2013 voit la sortie d’un nouveau projet toujours en cours, Drancy... Du nom du tristement célèbre camp d’internement en banlieue parisienne, redevenu depuis un HLM.

C’est avec délicatesse que La Rive traite le sujet en l’abordant sous l’angle du télescopage de deux périodes : celle des années 40 où Drancy fut ce lieu de transit où les enfants de la rafle de Lisieux, entre autres, furent parqués avant leur départ pour Auschwitz, et cet aujourd’hui où ce lieu chargé de maux est redevenu un espace d’habitation... Etrange ironie de l’Histoire...

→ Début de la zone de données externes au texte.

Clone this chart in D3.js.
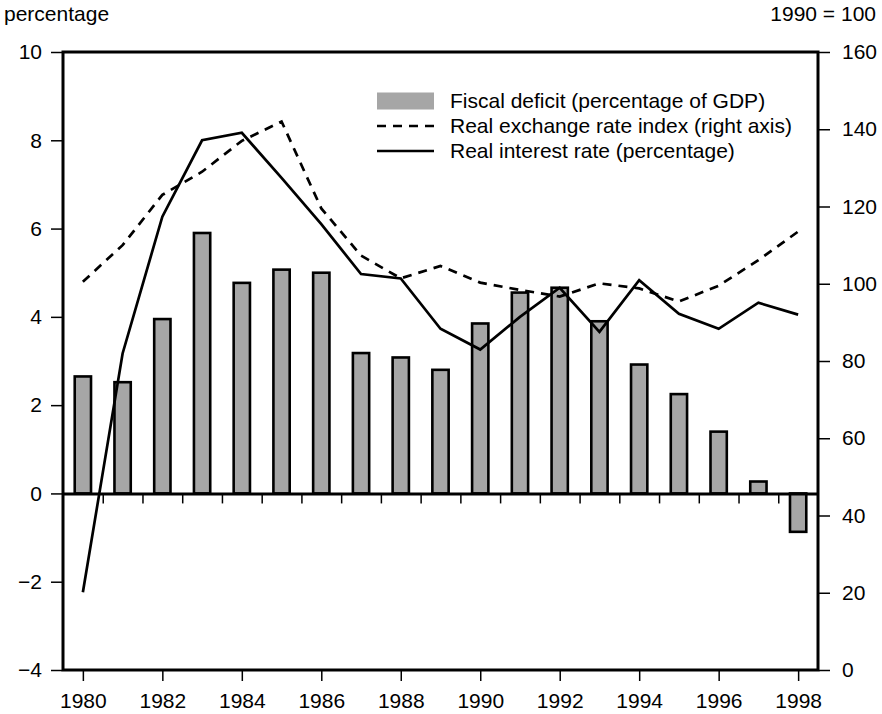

Ce titre trouve ses racines dans la lecture de la préface écrite par Aragon pour le recueil de Jean Cassou, "Trente trois sonnets composés au secret" où il évoque l’occupation et les camps de concentration situés sur le sol français. "Drancy" ramène également à la mémoire ces témoignages bouleversants de l’époque, ces enfants, ces femmes et ces hommes qui "crèvent" littéralement de faim, "baignant" dans leurs excréments... Dans ce lieu où des gens vivent encore aujourd’hui avec ce symbolique wagon plombé comme seul retour aux années 40.

La tonalité est plus sombre dans ce nouveau projet, fruit d’une désillusion qui rejaillit à la fois sur notre rapport au monde et sur notre espace intime...

Et puis il y a cette merveille absolue, "L’Amour perdu" qui vous hérisse le poil, ou alors vous n’avez rien au centre de la poitrine...

Cette mélodie sépulcrale qui n’est pas sans rappeler l’Angelo Badalamenti de la B.O d’ "Une Histoire Vraie".

"Là dans les murs et sous la pierre errent les ombres aux yeux de fous Elles vivent là jusqu’en nos chairs et viennent rôder comme des loups"

Cette musique est faite de tout ce qui ne nous "laisse aucun répit, ni salut qui -nous- fuit". Elle est comme « le bruit du silence imposant »...

C’est la musique d’une amitié de 20 ans, de deux adolescents devenus adultes, de deux regards sur nous, de deux miroirs de nos petits tracas, de nos petits regrets, de nos quêtes jamais atteintes...

C’est la musique de deux regards qui ont trop fixé les lumières aveuglantes. C’est la musique de deux êtres faillibles, de ces êtres qui assument la vision de leurs failles et les portent fièrement, et les partagent...

C’est la musique de vos deux nouveaux amis pour vingt ans, La Rive.